Em setembro do ano passado, durante a cerimônia de posse da presidente do Supremo Tribunal Federal (STF), ministra Rosa Weber, parecia haver uma paralaxe cognitiva entre as autoridades presentes. De um lado, a presidente do STF alertava para “tempos particularmente difíceis da vida institucional do País, tempos verdadeiramente perturbadores”. De outro, o procurador-geral da República, Augusto Aras, dizia não ver nada de anormal. “É gratificante saber que tivemos um 7 de Setembro pacífico e ordeiro, sem violência”, disse Aras no plenário da Corte, referindo-se às celebrações do Bicentenário da Independência, que, sequestradas pelo então presidente Jair Bolsonaro para sua campanha eleitoral, foram tão tensas que exigiram medidas extraordinárias de segurança. As imagens do mesmo plenário depredado no domingo passado não deixam dúvida de quem tinha razão.
Não só com a ação desenfreada nas ruas se construiu o espetáculo de destruição, mas com a omissão nos gabinetes do poder. Como mostrou o Estadão, houve uma atuação persistente do procurador-geral da República para dificultar investigações das mobilizações golpistas por parte do Ministério Público. Aras extinguiu grupos de investigação e devolveu a procuradores pedidos de informações ao Exército e à polícia sobre acampamentos em quartéis. Só depois do leite derramado, na segunda-feira, ele criou uma “Comissão de Defesa da Democracia”.

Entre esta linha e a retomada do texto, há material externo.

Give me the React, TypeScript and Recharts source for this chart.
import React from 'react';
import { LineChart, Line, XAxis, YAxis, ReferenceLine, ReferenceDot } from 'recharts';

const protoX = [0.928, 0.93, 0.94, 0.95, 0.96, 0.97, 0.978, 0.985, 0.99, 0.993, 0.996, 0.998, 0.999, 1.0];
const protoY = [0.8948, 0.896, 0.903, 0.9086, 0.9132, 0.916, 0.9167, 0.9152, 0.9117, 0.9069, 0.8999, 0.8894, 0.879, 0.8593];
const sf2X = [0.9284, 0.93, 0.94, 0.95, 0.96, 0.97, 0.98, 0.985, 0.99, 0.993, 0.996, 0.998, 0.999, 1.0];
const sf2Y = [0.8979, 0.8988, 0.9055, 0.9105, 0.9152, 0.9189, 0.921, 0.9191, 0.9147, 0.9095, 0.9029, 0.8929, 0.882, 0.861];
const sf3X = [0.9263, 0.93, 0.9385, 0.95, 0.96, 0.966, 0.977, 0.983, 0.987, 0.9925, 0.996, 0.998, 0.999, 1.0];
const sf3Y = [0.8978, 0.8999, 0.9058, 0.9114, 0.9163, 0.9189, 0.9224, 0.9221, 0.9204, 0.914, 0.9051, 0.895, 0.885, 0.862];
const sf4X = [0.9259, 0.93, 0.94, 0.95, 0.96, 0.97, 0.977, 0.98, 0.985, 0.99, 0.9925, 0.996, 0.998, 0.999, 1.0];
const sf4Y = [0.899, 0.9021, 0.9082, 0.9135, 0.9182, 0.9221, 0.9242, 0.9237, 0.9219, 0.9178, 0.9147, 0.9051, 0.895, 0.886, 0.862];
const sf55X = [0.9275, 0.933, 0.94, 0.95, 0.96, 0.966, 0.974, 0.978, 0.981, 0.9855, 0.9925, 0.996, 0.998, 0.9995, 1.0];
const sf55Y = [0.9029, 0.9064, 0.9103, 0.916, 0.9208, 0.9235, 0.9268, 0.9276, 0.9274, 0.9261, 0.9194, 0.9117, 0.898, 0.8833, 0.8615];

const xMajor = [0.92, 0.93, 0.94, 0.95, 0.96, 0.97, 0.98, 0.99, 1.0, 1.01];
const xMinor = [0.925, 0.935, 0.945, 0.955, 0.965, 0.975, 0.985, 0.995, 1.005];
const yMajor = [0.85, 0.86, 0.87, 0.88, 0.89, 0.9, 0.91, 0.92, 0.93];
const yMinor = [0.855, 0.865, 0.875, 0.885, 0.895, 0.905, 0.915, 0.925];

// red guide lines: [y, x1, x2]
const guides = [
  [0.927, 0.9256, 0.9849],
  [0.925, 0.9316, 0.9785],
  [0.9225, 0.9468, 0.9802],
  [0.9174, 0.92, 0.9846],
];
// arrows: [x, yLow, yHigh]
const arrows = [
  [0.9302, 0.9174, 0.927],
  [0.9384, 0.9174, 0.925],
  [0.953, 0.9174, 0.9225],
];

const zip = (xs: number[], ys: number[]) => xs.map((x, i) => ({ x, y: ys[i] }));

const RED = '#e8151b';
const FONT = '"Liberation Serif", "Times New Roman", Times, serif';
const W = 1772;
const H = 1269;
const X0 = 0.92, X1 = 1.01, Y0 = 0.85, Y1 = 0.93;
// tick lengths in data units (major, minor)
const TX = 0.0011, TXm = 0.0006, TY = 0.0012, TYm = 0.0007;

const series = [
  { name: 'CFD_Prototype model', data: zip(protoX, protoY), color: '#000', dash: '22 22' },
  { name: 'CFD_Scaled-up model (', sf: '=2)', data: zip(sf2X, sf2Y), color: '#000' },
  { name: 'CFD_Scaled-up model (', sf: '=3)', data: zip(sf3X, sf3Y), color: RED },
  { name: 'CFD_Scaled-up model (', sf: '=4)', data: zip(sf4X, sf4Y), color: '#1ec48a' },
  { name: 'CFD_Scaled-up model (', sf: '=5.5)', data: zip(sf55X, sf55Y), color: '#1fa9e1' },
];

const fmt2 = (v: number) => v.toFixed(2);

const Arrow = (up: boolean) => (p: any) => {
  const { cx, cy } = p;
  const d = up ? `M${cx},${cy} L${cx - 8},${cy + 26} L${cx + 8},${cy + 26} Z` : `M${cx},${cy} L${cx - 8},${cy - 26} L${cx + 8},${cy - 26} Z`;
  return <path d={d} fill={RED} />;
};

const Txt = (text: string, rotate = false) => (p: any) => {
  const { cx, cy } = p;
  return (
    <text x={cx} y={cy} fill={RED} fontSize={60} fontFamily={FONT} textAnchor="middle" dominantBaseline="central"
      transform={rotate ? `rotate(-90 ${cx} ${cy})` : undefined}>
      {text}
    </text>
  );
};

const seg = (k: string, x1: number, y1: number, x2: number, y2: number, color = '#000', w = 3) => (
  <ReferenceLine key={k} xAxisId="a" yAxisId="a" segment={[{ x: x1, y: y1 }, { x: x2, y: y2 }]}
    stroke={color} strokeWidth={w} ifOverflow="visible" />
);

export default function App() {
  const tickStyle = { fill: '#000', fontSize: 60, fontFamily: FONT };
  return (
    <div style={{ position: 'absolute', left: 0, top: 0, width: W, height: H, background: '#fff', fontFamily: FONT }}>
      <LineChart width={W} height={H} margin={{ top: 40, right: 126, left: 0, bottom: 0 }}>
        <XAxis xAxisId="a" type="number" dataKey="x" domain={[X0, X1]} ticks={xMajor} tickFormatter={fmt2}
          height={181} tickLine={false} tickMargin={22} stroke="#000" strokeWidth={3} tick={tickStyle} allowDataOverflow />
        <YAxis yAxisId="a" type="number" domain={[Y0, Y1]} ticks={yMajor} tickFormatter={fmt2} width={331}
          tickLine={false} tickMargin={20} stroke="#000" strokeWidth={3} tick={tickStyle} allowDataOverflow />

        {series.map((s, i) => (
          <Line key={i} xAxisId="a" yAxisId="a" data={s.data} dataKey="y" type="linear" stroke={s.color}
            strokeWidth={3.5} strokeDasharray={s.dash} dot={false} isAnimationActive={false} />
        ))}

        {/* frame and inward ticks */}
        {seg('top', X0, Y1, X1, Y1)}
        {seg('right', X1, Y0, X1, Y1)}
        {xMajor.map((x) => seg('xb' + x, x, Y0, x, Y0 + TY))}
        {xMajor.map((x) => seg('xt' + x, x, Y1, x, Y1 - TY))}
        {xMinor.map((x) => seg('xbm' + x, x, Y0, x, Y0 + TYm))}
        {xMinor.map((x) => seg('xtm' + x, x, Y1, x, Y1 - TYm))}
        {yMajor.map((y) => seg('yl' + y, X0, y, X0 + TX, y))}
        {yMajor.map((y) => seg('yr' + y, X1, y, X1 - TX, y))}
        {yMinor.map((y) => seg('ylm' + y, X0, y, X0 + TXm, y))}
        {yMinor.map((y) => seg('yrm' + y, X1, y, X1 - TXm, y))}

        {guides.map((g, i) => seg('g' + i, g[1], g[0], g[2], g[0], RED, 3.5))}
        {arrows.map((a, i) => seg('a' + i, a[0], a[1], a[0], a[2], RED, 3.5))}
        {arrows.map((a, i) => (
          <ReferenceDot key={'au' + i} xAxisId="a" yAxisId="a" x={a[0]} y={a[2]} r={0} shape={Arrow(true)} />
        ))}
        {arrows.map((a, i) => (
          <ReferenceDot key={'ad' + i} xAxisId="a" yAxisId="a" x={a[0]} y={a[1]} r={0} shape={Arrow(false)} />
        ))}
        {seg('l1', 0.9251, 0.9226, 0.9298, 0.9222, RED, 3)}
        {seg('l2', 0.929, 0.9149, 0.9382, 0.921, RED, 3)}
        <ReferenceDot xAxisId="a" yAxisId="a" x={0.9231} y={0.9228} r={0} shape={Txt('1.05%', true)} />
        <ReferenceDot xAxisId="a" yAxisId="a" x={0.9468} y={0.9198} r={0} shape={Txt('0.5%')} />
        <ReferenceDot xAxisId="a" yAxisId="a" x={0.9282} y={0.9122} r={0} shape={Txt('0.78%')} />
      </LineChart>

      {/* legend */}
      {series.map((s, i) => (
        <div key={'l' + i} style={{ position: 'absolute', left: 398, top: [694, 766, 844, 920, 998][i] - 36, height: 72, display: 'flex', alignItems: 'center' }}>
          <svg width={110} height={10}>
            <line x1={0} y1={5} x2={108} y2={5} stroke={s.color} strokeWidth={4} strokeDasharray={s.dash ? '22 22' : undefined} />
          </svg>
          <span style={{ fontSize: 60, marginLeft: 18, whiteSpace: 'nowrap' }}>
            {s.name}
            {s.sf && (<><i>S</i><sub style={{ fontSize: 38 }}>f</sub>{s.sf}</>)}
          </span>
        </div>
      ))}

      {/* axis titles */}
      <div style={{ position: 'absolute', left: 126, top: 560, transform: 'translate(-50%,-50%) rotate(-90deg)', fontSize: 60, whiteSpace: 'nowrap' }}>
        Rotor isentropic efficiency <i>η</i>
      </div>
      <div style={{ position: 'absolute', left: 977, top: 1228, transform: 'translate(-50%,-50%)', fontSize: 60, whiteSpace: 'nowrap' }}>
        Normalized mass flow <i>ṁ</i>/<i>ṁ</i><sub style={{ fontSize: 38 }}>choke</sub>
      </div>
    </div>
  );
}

Em 2019, ao indicá-lo para chefiar a Procuradoria-Geral da República (PGR), Bolsonaro disse que Aras seria a “rainha” no tabuleiro de xadrez de seu governo, ou seja, a peça mais poderosa na defesa do “rei” e no ataque aos seus desafetos. De fato, o procurador-geral da República ignorou, sob argumentos supostamente técnicos, uma série de indícios de crimes envolvendo Bolsonaro e seus acólitos.
Aras não viu problema, por exemplo, no “orçamento secreto”, nos escândalos de corrupção nos Ministérios da Saúde e da Educação, nas confusões e sabotagens de medidas sanitárias por parte de Bolsonaro durante a pandemia e nos ataques à Justiça Eleitoral. Ante os indícios de rachadinhas de Flávio Bolsonaro, Aras apoiou o filho do “rei” em suas pretensões de foro privilegiado. Diversas vezes pediu o arquivamento de inquéritos, como os que versavam sobre a organização e financiamento dos atos antidemocráticos. Tão sistemáticas foram suas omissões, que diversas vezes foram revertidas pelo próprio STF.
A trajetória de Aras é tanto mais chocante por contrastar com o vício oposto que imperou na PGR nos tempos de Rodrigo Janot: a hostilidade jacobina à política. Na oscilação entre os extremos da omissão e do abuso, o Ministério Público enfraquece sua missão constitucional de proteger a ordem jurídica e o regime democrático. Nada ilustra mais essa desproteção que o rastro de destruição deixado na Praça dos Três Poderes. Não cabe ao Ministério Público perseguir políticos, tampouco servi-los. Seu dever é servir a Constituição, defendendo, nos limites do devido processo legal, a lei e a democracia.